For all of us, value, motive and REASON are the cycle of life. Unfortunately, many of us get off on the wrong foot and the next thing you know (30 years later) we’re sitting in Larry Low’s office trying to figure out why life hurts.

When those who have influence over us, use rationale and REASON that is based upon error or flat out lies believed to be true, the value(s) that is birthed becomes part of who we are (right or wrong, good or bad). Then based upon our patterns of behavior, if we repeatedly do certain things, they become factual evidence that they are indeed our values. And values are the engine or the motive for our doing what we’re doing. Even when something is wrong, it can functionally work for us, kind of like a survival thing.

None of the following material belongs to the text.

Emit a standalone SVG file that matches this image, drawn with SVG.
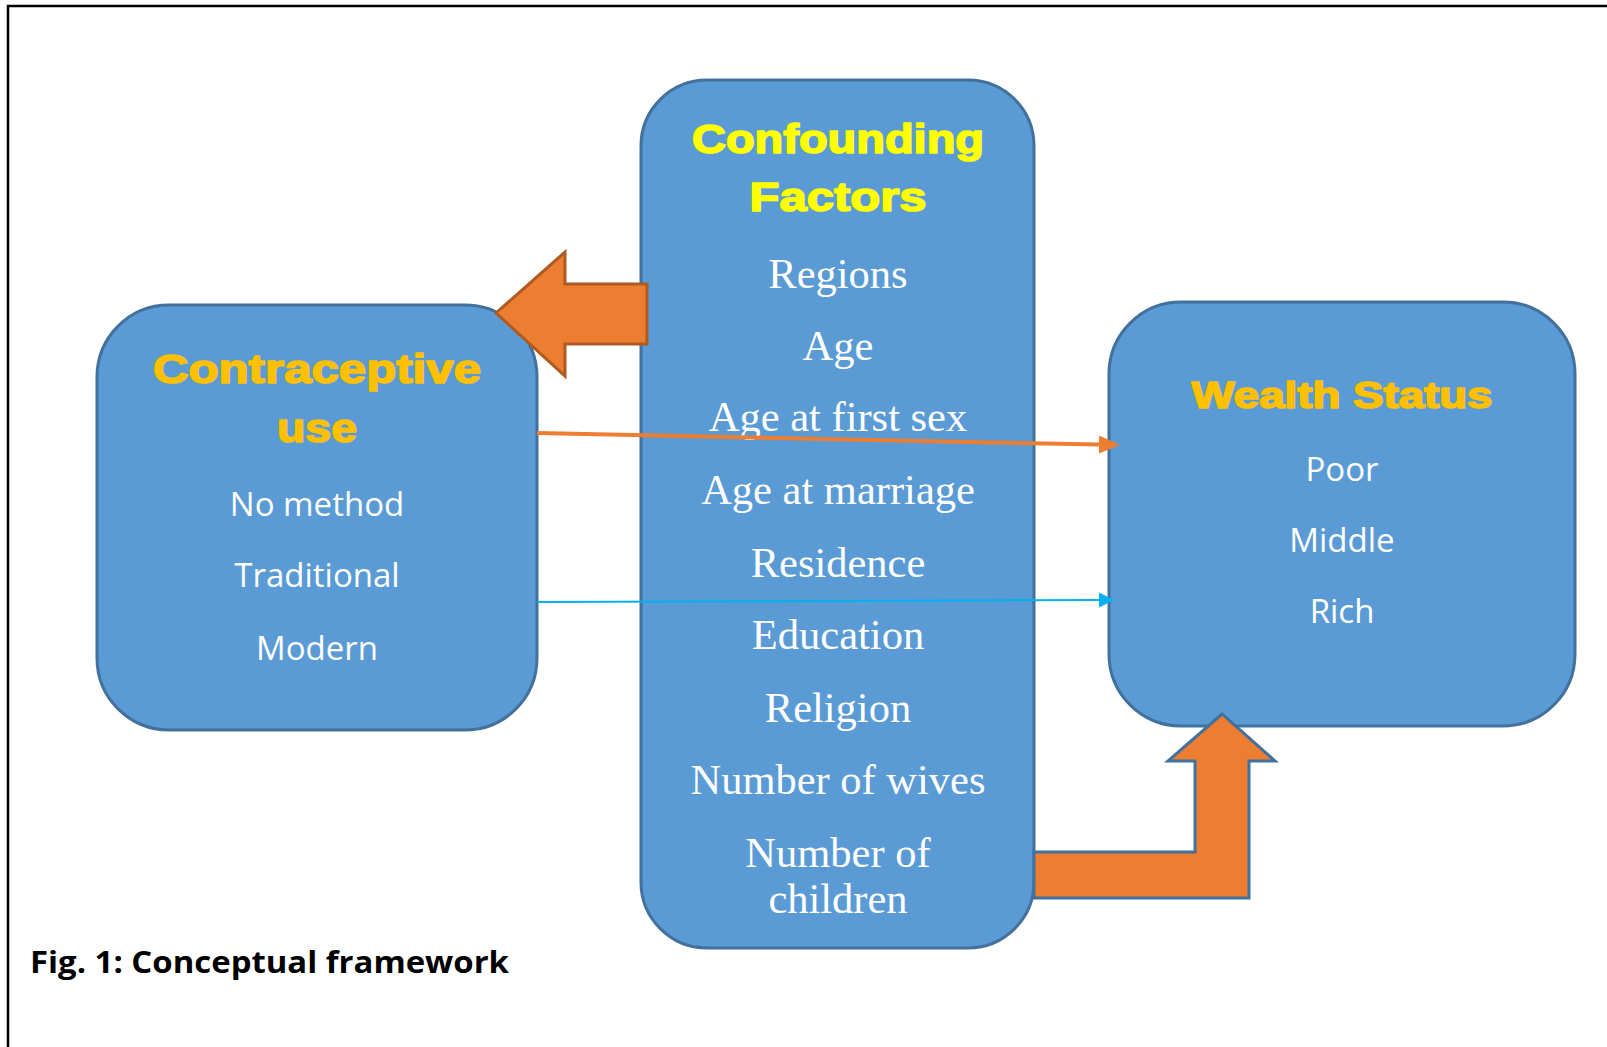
<svg xmlns="http://www.w3.org/2000/svg" width="1607" height="1047" viewBox="0 0 1607 1047">
<style>
.box{fill:#5B9BD5;stroke:#41719C;stroke-width:3}
.ttl{font-family:"Liberation Sans",Arial,sans-serif;font-weight:bold;text-anchor:middle;stroke-width:1.6;stroke-linejoin:round}
.y1{fill:#FFC000;stroke:#FFC000}
.y2{fill:#FFFF00;stroke:#FFFF00}
.sans{font-family:"Open Sans","Noto Sans",sans-serif;font-size:33px;fill:#FFFFFF;text-anchor:middle}
.serif{font-family:"Liberation Serif","Times New Roman",serif;font-size:42.5px;fill:#FFFFFF;text-anchor:middle}
.cap{font-family:"Open Sans","Noto Sans",sans-serif;font-weight:bold;font-size:31px;fill:#000000}
</style>
<defs>
<marker id="ho" markerUnits="userSpaceOnUse" markerWidth="22" markerHeight="20" viewBox="0 -10 22 20" refX="0" refY="0" orient="auto"><path d="M0,-9 L21,0 L0,9 z" fill="#ED7D31"/></marker>
<marker id="hc" markerUnits="userSpaceOnUse" markerWidth="16" markerHeight="16" viewBox="0 -8 16 16" refX="0" refY="0" orient="auto"><path d="M0,-7.5 L15,0 L0,7.5 z" fill="#00B0F0"/></marker>
</defs>
<rect width="1607" height="1047" fill="#FFFFFF"/>
<path d="M8,1047 V6 H1607" fill="none" stroke="#000000" stroke-width="2.5"/>

<g id="contraceptive">
<rect class="box" x="97" y="305" width="440" height="425" rx="72" ry="72"/>
<text class="ttl y1" x="317" y="383" font-size="41" textLength="328" lengthAdjust="spacingAndGlyphs">Contraceptive</text>
<text class="ttl y1" x="317" y="442" font-size="41" textLength="80" lengthAdjust="spacingAndGlyphs">use</text>
<text class="sans" x="317" y="516">No method</text>
<text class="sans" x="317" y="587">Traditional</text>
<text class="sans" x="317" y="660">Modern</text>
</g>

<g id="wealth">
<rect class="box" x="1109" y="302" width="466" height="424" rx="72" ry="72"/>
<text class="ttl y1" x="1342" y="408" font-size="36" textLength="301" lengthAdjust="spacingAndGlyphs">Wealth Status</text>
<text class="sans" x="1342" y="481">Poor</text>
<text class="sans" x="1342" y="552">Middle</text>
<text class="sans" x="1342" y="623">Rich</text>
</g>

<g id="confounding">
<rect class="box" x="641" y="80" width="393" height="868" rx="66" ry="66"/>
<text class="ttl y2" x="838" y="153" font-size="40" textLength="292" lengthAdjust="spacingAndGlyphs">Confounding</text>
<text class="ttl y2" x="838" y="211" font-size="40" textLength="177" lengthAdjust="spacingAndGlyphs">Factors</text>
<text class="serif" x="838" y="288">Regions</text>
<text class="serif" x="838" y="360">Age</text>
<text class="serif" x="838" y="431">Age at first sex</text>
<text class="serif" x="838" y="504">Age at marriage</text>
<text class="serif" x="838" y="577">Residence</text>
<text class="serif" x="838" y="649">Education</text>
<text class="serif" x="838" y="722">Religion</text>
<text class="serif" x="838" y="794">Number of wives</text>
<text class="serif" x="838" y="867">Number of</text>
<text class="serif" x="838" y="913">children</text>
</g>

<g id="connectors">
<polygon points="496,313 565,252 565,284 647,284 647,344 565,344 565,376" fill="#ED7D31" stroke="#AE5A21" stroke-width="3" stroke-linejoin="miter"/>
<polygon points="1034,852 1195,852 1195,761 1168,761 1222,714 1275,761 1249,761 1249,898 1034,898" fill="#ED7D31" stroke="#41719C" stroke-width="3"/>
<line x1="537" y1="433" x2="1099" y2="444.6" stroke="#ED7D31" stroke-width="4" marker-end="url(#ho)"/>
<line x1="537" y1="602" x2="1099" y2="600" stroke="#00B0F0" stroke-width="2" marker-end="url(#hc)"/>
</g>

<text class="cap" x="30" y="973" textLength="479" lengthAdjust="spacingAndGlyphs">Fig. 1: Conceptual framework</text>
</svg>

In some contexts, that’s call the Stockholm syndrome (just Google it). If it works for you, right or wrong, that’s very often what you will continue to do. When held captive by a lie, that has historically caused you pain, you will develop coping mechanisms, so as to just survive and get by. And if you’re real good, like some of those guys who have web casts that we’re all supposed to be watching, because they’re much better leaders or liars than the rest of us (could I say they are just developmentally better at coping).

Either way, the things that motivate us are built into systems or patterns that we’ve found simply work for us. That’s right (or wrong it really doesn’t matter when it comes to functionality); they work at keeping us afloat, at least that’s what we think and feel.

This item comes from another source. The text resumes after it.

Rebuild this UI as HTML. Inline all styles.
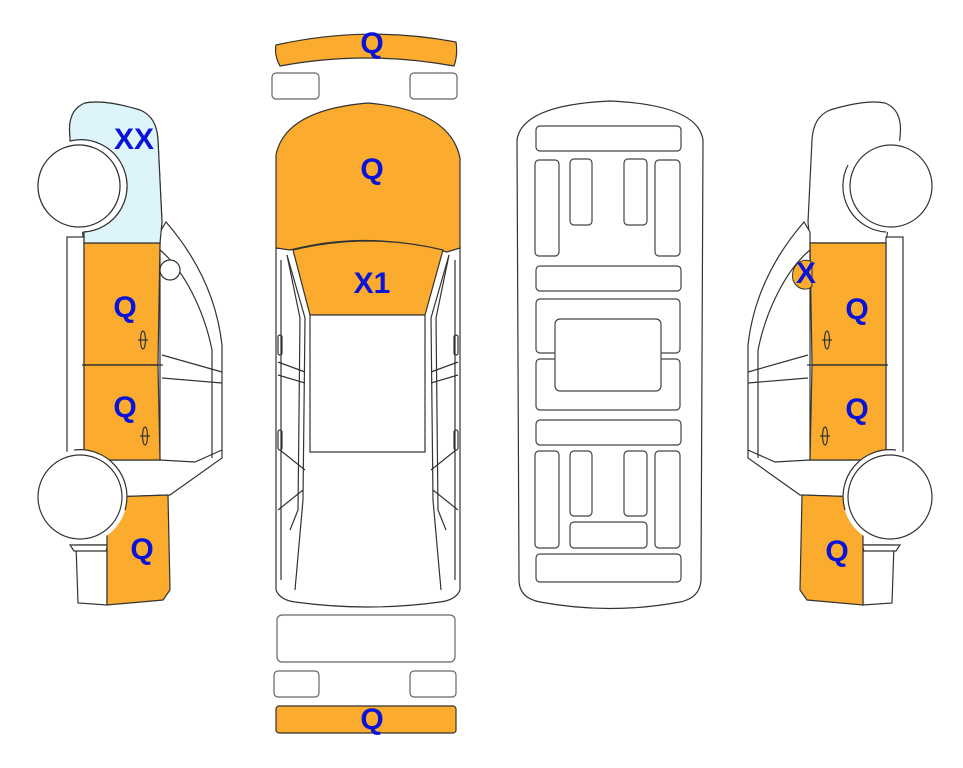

Here’s where it all really implodes and sets us on a success driven collision course with destruction. Value and motive perpetuate the rationale or the REASON we continue doing what we are doing.

And if we can convince ourselves that what we are doing and feeling is working… no change will occur. If we are getting some measure of results that we want or are at least content with (pain or not), we’ll rationalize that things are okay and we have no reason for change. And that’s how good lies work. We’re not supposed to realize they are lies.

And the cycle continues unabated.

I wonder if anyone else reading this blog has ever satiated their pain or confusion with a piece of pizza, a cigarette and Edgar Winter. Maybe I’m the only one.

Here’s a final dip in the fondue. Numbers 14:44 “Nevertheless, in their presumption they went up toward the high hill country, though neither Moses nor the ark of the LORD's covenant moved from the camp.” (NIV)

I wonder how far up into the hill country we’ve attempted to travel? I told one of the guidance counselors at our local junior high not to be fooled into thinking things were getting better there at the school. Two weeks later another high school student took his own life.

As the kids in our youth group were discussing the matter, they all lamented the tragedy of a life lost in it’s prime, but they even more lamented the tragedy of what appeared to be a kid who was not a star or popular, and so few mourned his passing. Did anyone put a RIP sign up on the pedestrian viaduct over Eighth Street? They usually do if it’s a popular kid.

It really seems like we’ve headed for the hill country without proper REASON, motive or even value (let alone the presence of the Lord and our Covenant). Since I don’t smoke anymore, I think I’ll listen to the Best of Edgar Winter and see what memories Jesus will show me.

Value, Motive and Reason… do not underestimate their impact.